EXERCISE REQUIREMENTS: Retype, please, the listing from its opening line through the line that contains "fig = plt.figure(figsize=(13.8, 11.4), dpi=100)", both included, without the pictures.

SUPPLIED MATERIAL:
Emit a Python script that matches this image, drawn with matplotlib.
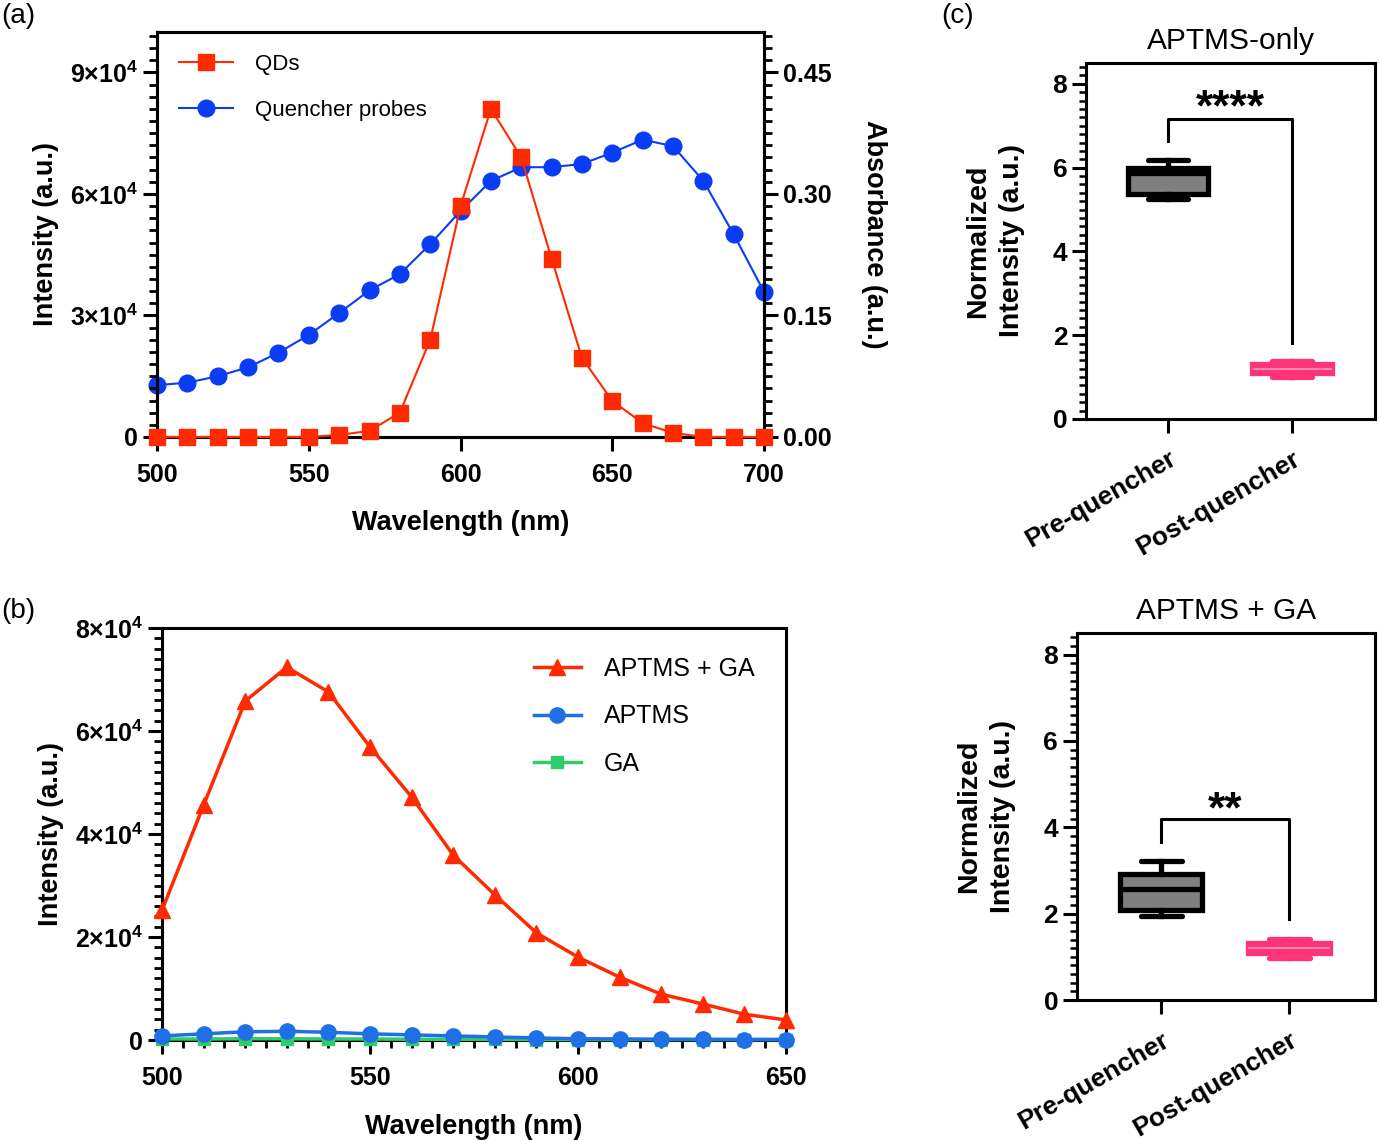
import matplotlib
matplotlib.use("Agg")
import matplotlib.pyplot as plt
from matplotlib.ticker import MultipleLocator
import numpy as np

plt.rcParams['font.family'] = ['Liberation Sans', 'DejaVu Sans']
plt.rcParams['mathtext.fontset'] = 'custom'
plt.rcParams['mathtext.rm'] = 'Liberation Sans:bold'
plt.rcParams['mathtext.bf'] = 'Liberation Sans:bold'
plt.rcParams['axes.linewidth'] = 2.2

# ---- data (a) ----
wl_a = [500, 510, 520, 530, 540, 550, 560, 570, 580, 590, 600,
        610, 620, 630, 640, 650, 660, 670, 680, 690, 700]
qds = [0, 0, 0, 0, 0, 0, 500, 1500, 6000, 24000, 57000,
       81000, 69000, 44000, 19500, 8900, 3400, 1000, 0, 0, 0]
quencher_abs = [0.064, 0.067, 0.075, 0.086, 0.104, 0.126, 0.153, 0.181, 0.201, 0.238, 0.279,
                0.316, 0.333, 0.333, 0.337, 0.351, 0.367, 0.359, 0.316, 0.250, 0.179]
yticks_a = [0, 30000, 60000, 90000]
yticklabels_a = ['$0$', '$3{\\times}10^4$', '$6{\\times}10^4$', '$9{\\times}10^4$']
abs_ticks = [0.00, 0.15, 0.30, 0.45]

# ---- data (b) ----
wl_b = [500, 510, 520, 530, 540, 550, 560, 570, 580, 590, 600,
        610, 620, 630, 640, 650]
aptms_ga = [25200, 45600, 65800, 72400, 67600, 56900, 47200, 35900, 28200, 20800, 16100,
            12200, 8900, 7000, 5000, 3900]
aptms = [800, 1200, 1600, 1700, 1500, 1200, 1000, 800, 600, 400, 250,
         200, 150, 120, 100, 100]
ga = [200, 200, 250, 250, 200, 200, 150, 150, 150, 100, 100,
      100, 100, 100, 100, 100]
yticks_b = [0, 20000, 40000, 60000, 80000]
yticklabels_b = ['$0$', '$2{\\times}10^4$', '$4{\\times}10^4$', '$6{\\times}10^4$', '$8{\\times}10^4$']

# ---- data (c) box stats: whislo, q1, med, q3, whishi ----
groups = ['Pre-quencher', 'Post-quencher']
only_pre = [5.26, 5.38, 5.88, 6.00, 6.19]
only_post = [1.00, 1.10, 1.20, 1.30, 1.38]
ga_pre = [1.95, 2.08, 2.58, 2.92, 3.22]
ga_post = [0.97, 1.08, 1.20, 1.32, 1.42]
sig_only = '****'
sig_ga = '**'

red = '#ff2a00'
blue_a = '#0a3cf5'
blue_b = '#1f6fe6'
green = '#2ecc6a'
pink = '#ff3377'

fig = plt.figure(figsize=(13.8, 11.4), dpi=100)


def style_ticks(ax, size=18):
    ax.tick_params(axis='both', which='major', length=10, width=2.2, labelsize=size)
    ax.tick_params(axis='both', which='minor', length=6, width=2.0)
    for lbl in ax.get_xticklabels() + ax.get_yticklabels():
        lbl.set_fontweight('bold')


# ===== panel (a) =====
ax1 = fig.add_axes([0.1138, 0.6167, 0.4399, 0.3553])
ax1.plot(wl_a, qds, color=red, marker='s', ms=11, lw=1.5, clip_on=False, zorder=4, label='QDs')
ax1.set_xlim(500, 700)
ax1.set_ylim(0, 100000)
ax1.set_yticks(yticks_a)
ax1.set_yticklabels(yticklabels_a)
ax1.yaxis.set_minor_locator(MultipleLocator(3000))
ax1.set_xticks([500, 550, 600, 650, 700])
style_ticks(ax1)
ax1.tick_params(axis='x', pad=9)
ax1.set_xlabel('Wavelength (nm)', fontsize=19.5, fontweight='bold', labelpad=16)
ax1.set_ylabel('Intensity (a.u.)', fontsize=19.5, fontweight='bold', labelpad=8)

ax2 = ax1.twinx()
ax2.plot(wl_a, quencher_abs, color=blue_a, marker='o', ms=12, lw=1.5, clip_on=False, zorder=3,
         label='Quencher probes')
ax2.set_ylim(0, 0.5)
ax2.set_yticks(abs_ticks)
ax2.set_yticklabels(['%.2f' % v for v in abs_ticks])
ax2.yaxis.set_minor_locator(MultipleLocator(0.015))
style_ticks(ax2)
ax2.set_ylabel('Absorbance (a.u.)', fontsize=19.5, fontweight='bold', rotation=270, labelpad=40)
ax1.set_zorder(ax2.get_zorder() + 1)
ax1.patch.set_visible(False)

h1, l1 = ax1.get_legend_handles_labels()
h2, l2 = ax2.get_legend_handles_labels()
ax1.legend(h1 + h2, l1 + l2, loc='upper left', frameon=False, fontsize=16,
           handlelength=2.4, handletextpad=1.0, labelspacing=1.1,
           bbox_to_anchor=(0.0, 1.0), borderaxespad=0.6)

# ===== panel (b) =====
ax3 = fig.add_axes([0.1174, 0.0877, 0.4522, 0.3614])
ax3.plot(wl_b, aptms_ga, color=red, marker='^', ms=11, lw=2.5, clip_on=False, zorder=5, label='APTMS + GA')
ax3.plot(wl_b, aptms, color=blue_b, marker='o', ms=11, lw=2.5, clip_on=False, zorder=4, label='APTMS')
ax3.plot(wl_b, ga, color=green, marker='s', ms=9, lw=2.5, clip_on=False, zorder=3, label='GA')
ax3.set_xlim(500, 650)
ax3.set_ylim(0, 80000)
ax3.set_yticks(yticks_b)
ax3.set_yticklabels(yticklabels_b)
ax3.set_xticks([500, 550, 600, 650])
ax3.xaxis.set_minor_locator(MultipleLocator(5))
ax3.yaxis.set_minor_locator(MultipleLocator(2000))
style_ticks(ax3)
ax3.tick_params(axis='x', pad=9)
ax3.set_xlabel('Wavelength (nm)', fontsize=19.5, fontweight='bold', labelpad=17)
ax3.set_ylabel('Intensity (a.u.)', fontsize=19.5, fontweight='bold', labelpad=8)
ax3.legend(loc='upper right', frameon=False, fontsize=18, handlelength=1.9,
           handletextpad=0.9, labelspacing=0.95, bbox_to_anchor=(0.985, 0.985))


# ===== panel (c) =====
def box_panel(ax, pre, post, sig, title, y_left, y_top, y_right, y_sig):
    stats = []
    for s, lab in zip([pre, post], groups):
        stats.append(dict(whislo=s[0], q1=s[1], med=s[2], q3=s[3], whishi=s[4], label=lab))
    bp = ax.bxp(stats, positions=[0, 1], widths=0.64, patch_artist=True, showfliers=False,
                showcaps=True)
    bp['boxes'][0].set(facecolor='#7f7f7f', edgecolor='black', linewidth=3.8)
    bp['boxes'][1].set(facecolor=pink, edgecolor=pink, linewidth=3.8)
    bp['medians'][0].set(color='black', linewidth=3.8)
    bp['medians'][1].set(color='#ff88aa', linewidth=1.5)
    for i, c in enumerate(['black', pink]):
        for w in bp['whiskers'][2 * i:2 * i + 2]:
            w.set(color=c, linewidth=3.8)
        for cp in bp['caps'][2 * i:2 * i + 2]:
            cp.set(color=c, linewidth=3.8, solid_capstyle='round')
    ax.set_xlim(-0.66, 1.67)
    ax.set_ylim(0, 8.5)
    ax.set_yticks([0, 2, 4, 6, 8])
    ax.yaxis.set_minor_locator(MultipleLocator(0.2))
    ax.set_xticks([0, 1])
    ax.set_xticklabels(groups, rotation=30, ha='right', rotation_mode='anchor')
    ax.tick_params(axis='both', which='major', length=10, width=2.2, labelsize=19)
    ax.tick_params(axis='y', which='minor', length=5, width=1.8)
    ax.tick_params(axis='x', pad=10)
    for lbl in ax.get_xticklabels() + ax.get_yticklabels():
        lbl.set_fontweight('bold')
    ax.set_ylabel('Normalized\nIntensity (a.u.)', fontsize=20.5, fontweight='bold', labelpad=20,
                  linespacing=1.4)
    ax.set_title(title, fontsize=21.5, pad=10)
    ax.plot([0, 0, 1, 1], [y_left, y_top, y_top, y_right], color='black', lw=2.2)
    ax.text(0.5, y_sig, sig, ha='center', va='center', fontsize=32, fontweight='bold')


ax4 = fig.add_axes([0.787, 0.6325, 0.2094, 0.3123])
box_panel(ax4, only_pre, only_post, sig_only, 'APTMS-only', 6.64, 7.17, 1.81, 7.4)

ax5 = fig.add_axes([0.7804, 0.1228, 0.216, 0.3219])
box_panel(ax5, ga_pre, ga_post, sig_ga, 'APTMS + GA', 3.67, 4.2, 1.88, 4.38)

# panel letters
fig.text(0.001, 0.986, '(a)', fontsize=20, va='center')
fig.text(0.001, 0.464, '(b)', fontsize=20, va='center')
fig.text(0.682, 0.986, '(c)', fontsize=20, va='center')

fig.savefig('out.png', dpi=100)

THE REPLY:
Emit a Python script that matches this image, drawn with matplotlib.
import matplotlib
matplotlib.use("Agg")
import matplotlib.pyplot as plt
from matplotlib.ticker import MultipleLocator
import numpy as np

plt.rcParams['font.family'] = ['Liberation Sans', 'DejaVu Sans']
plt.rcParams['mathtext.fontset'] = 'custom'
plt.rcParams['mathtext.rm'] = 'Liberation Sans:bold'
plt.rcParams['mathtext.bf'] = 'Liberation Sans:bold'
plt.rcParams['axes.linewidth'] = 2.2

# ---- data (a) ----
wl_a = [500, 510, 520, 530, 540, 550, 560, 570, 580, 590, 600,
        610, 620, 630, 640, 650, 660, 670, 680, 690, 700]
qds = [0, 0, 0, 0, 0, 0, 500, 1500, 6000, 24000, 57000,
       81000, 69000, 44000, 19500, 8900, 3400, 1000, 0, 0, 0]
quencher_abs = [0.064, 0.067, 0.075, 0.086, 0.104, 0.126, 0.153, 0.181, 0.201, 0.238, 0.279,
                0.316, 0.333, 0.333, 0.337, 0.351, 0.367, 0.359, 0.316, 0.250, 0.179]
yticks_a = [0, 30000, 60000, 90000]
yticklabels_a = ['$0$', '$3{\\times}10^4$', '$6{\\times}10^4$', '$9{\\times}10^4$']
abs_ticks = [0.00, 0.15, 0.30, 0.45]

# ---- data (b) ----
wl_b = [500, 510, 520, 530, 540, 550, 560, 570, 580, 590, 600,
        610, 620, 630, 640, 650]
aptms_ga = [25200, 45600, 65800, 72400, 67600, 56900, 47200, 35900, 28200, 20800, 16100,
            12200, 8900, 7000, 5000, 3900]
aptms = [800, 1200, 1600, 1700, 1500, 1200, 1000, 800, 600, 400, 250,
         200, 150, 120, 100, 100]
ga = [200, 200, 250, 250, 200, 200, 150, 150, 150, 100, 100,
      100, 100, 100, 100, 100]
yticks_b = [0, 20000, 40000, 60000, 80000]
yticklabels_b = ['$0$', '$2{\\times}10^4$', '$4{\\times}10^4$', '$6{\\times}10^4$', '$8{\\times}10^4$']

# ---- data (c) box stats: whislo, q1, med, q3, whishi ----
groups = ['Pre-quencher', 'Post-quencher']
only_pre = [5.26, 5.38, 5.88, 6.00, 6.19]
only_post = [1.00, 1.10, 1.20, 1.30, 1.38]
ga_pre = [1.95, 2.08, 2.58, 2.92, 3.22]
ga_post = [0.97, 1.08, 1.20, 1.32, 1.42]
sig_only = '****'
sig_ga = '**'

red = '#ff2a00'
blue_a = '#0a3cf5'
blue_b = '#1f6fe6'
green = '#2ecc6a'
pink = '#ff3377'

fig = plt.figure(figsize=(13.8, 11.4), dpi=100)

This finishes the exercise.